In their motion for reconsideration, plaintiffs have not raised any factual matters or controlling case law that the Court did not already consider when ruling on defendants’ motion for summary judgment. In the absence of a new legal or factual claim, however, reargument of the case would serve no purpose. Accordingly, plaintiffs' motion is denied.
SO ORDERED.
. Plaintiffs also contend that defendants' conduct violated the United Nations Charter and "international law.” It would appear that plaintiffs do not have standing to assert these doctrines. Even if they did, however, plaintiffs have failed to plead the alleged violations in sufficient detail.
. All citations to the complaint refer to the proposed amended complaint submitted by the plaintiffs in conjunction with their motion for leave to file that amendment. During a pretrial conference on September 30, 1991, the Court granted the plaintiffs’ motion and accepted the amended complaint as submitted.
. Some confusion was generated during this time because INS examiner Scott Miller (“Miller”) replaced Lucas on the case when Lucas was away on a detail assignment, and he was the examiner that actually issued the denial of the Alkatabis’ petition. In addition, the Alkata-bis had contact with INS New York District Director William Slattery ("Slattery”), INS New York Deputy Assistant Director for Examinations Richard D. Berryman ("Berryman") and INS Supervisory Examiner Irma Williams ("Williams"). It appears that some of the delay in determining the Alkatabis’ petition resulted from having so many INS employees participating in the process, which led to some miscom-munications between the parties.
. The Court only considers the FTCA because no other statutory basis for relief appears to be available. Even if the Alkatabis had relied on the Administrative Procedure Act ("APA”), 5 U.S.C. § 701-706, it is well-established that the APA "does not afford an implied grant of subject-matter-jurisdiction permitting federal judicial review of agency action.” Califano v. Sanders, 430 U.S. 99, 107, 97 S.Ct. 980, 985, 51 L.Ed.2d 192 (1977).

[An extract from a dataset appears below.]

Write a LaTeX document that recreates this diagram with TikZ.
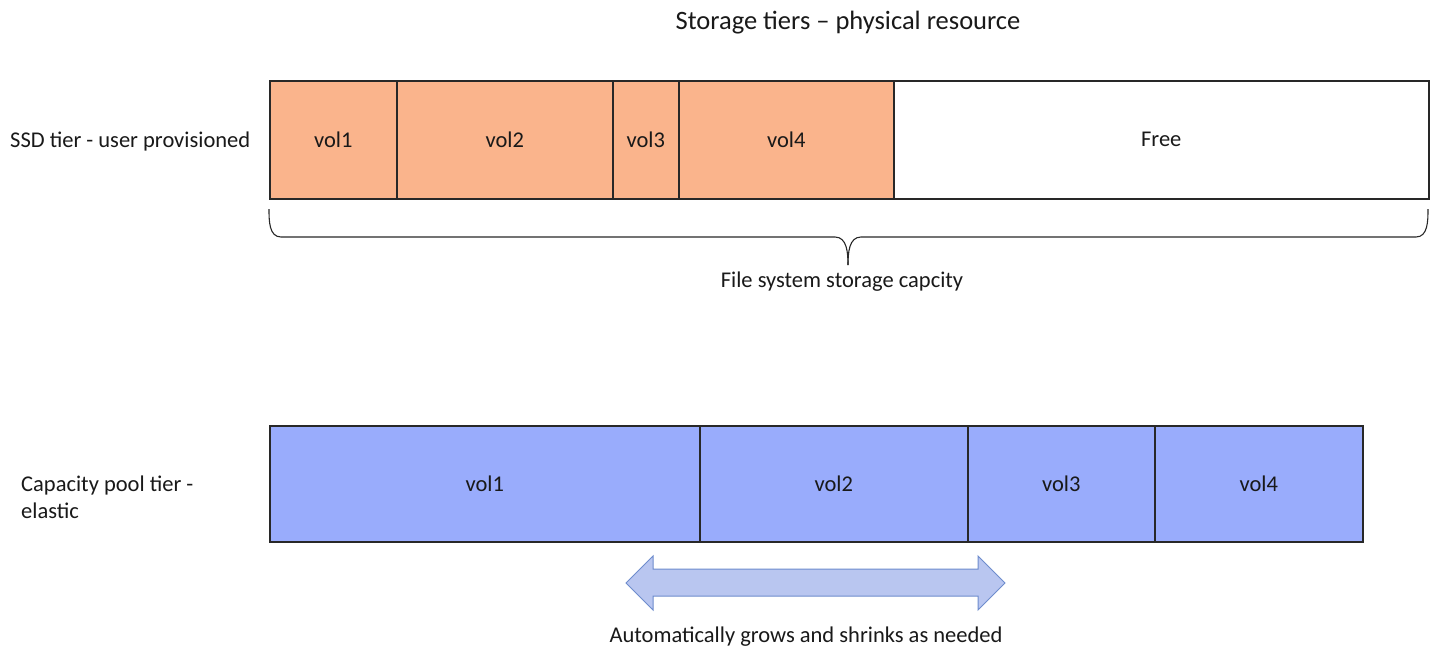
\documentclass[tikz,border=0pt]{standalone}
\usepackage{fontspec}
\setmainfont{Carlito}
\definecolor{ssdfill}{RGB}{250,180,140}
\definecolor{poolfill}{RGB}{153,172,252}
\definecolor{edge}{RGB}{40,40,40}
\definecolor{arrfill}{RGB}{185,198,240}
\definecolor{arredge}{RGB}{110,140,205}
\definecolor{txt}{RGB}{25,25,25}
\begin{document}
\begin{tikzpicture}[x=1pt,y=-1pt,
  every node/.style={text=txt,font=\fontsize{22.5}{27}\selectfont},
  box/.style={draw=edge,line width=1.5pt,anchor=north west,inner sep=0pt,minimum height=#1},
  ssd/.style={box=118pt,fill=ssdfill},
  free/.style={box=118pt,fill=white},
  pool/.style={box=116pt,fill=poolfill},
  lbl/.style={inner sep=0pt,align=left}]
\useasboundingbox[fill=white] (0,0) rectangle (1435,648);
\node[font=\fontsize{26.5}{31}\selectfont] (title) at (848,23) {Storage tiers -- physical resource};
% SSD tier
\node[lbl,anchor=west] (ssdlbl) at (10,141) {SSD tier - user provisioned};
\node[free,minimum width=535pt,text depth=-3pt] (free) at (893,80) {Free};
\node[ssd,minimum width=127pt] (s1) at (269,80) {vol1};
\node[ssd,minimum width=216pt] (s2) at (396,80) {vol2};
\node[ssd,minimum width=66pt] (s3) at (612,80) {vol3};
\node[ssd,minimum width=215pt] (s4) at (678,80) {vol4};
% brace
\coordinate (bl) at (269,209);
\coordinate (br) at (1428,209);
\coordinate (bt) at (848,265);
\draw[edge,line width=1.1pt] (bl) to[out=-90,in=180] (281,237) -- (835,237) to[out=0,in=90] (bt);
\draw[edge,line width=1.1pt] (br) to[out=-90,in=0] (1416,237) -- (861,237) to[out=180,in=90] (bt);
\node (cap) at (842,282) {File system storage capcity};
% capacity pool tier
\node[lbl,anchor=west] (poollbl) at (21,497) {Capacity pool tier -\\elastic};
\node[pool,minimum width=430pt] (p1) at (269,425) {vol1};
\node[pool,minimum width=268pt] (p2) at (699,425) {vol2};
\node[pool,minimum width=187pt] (p3) at (967,425) {vol3};
\node[pool,minimum width=208pt] (p4) at (1154,425) {vol4};
% double arrow
\draw[fill=arrfill,draw=arredge,line width=1pt,line join=miter]
  (626,583) -- (653,556) -- (653,569) -- (978,569) -- (978,556) -- (1005,583)
  -- (978,610) -- (978,596) -- (653,596) -- (653,610) -- cycle;
\node (grow) at (806,637) {Automatically grows and shrinks as needed};
\end{tikzpicture}
\end{document}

. Accordingly, we must also dismiss the Alkata-bis’ claim that the INS examiners violated their privacy rights by allowing an unauthorized person to view their INS file. The Alkatabis admit that the person who was given the file is an attorney who had thought he had been retained by Mr. Alkatabi to assist with his SAW application. (Complaint ¶ 11). The INS employees may have been negligent in mailing documents to the law firm after the Alkatabis signed a statement verifying that they would be proceeding without counsel. In order to pursue that claim, however, the Alkatabis must comply with the requirements of the FTCA, which they have not done.
. Even if the Alkatabis had stated a facially valid claim, they could not proceed against the individual defendants. Because the duties of the named officers were very clearly connected with the judicial process, those officers would be entitled to absolute immunity. See Butz v. Economou, 438 U.S. 478, 512-17, 98 S.Ct. 2894, 2913-16, 57 L.Ed.2d 895 (1978). Public policy requires this protection to enable such officers to function independently and effectively, without fear of harassment. See Cleavinger v. Saxner, 474 U.S. 193, 201-02, 106 S.Ct. 496, 500-01, 88 L.Ed.2d 507 (1985); Pierson v. Ray, 386 U.S. 547, 554, 87 S.Ct. 1213, 1217-18, 18 L.Ed.2d 288 (1967); Dorman v. Higgins, 821 F.2d 133, 136 (2d Cir.1987); Barrett v. United States, 798 F.2d 565, 572 (2d Cir.1986).